Mark Thoma is an econ prof, and I was considering watching the video podcasts of his lectures soon.
Anyway, he wrote this:
Fiscal Times - why the next recession will be different.
And he picked out a lot of areas where not just politicians, but actual serious economists screwed up.
Prior to the Great Recession, I thought central banks could create inflation pretty much at will, even in a deep recession. All that was needed was to crank up the printing press, get the money into the hands of people who will spend it, and the extra demand will drive up the prices of goods and services. At the same time, inflationary expectations would increase driving down the real interest rate, and that would increase demand even more. If the increase in the money supply is sufficiently large, inflation would be the inevitable result.
But the Fed doesn’t create money directly, it increases bank reserves and it’s possible for those reserves to get stuck in bank vaults or in deposits held at the Fed. When that happens, the money supply doesn’t increase – balances held within the Federal Reserve System are not part of the money supply – and the desired increase in demand doesn’t occur.
The lesson for me is that if you want the inflation rate to increase, demand has to increase. That requires more than simply creating a bunch of reserves that sit idle in banks.
Seems like mainstream economics has to pull its invisible hand out of its monetarist animal-spirits ass and realize that politics and economics work together.
If monetary policy alone cannot turn things around when the economy is spiraling downward, it’s up to fiscal policy to come to the rescue.
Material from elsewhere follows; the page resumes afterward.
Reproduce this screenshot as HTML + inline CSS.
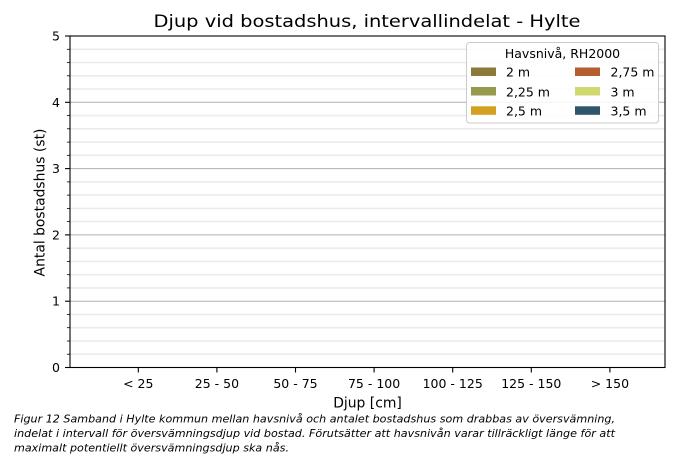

Increases in spending combined with targeted tax cuts can make a big difference in how quickly the economy recovers.
Prior to the recession, I never would have dreamed that Congress would all but turn its back on the unemployed, let alone turn to austerity, but that’s exactly what happened. Yes, there was a stimulus package just after Obama was first elected, but it was far from sufficient and more was needed to help the millions and millions of households struggling to make ends meet in the face of unemployment or reduced hours. Instead, we got budget cuts that made the problem even worse.
You could, like Krugman, say "well that's what happens when politicians don't understand economics". Then again, maybe they understand "economics" all too well, but just the silly kind - after all, the right-wing neocon think-tanks are whispering in their ears all day and night, and there's a whole heck of a lot of members of congress who've read Ayn Rand, right?
Maybe the problem is that serious economics isn't engaged with the public? Maybe economics needs something similar to the public sociology movement.
Recessions Affect Long-Run Growth: Prior to the Great Recession, many economists – myself included – believed that monetary and fiscal policy would have no impact on the full employment or natural level of output in the long-run. Policy could change the severity and duration of a recession; these actions were thought to be completely independent of our long-run productive potential.
The experience of the Great Recession shows that this is wrong. First, long-term unemployment has been a huge and persistent problem, and many workers have responded by dropping out of the labor force permanently. The decrease in the workforce lowers our potential output level. Second, public investment in infrastructure has fallen behind, and that hurts our long-run growth potential. Third, teachers and social services have been cut, and to the extent that our children are less educated, less healthy, less well-adjusted because of these cuts in the name of austerity, our long-run potential will fall.
Yup. So let me know if that permanent output destruction and degradation of human resources are ever included in economic models.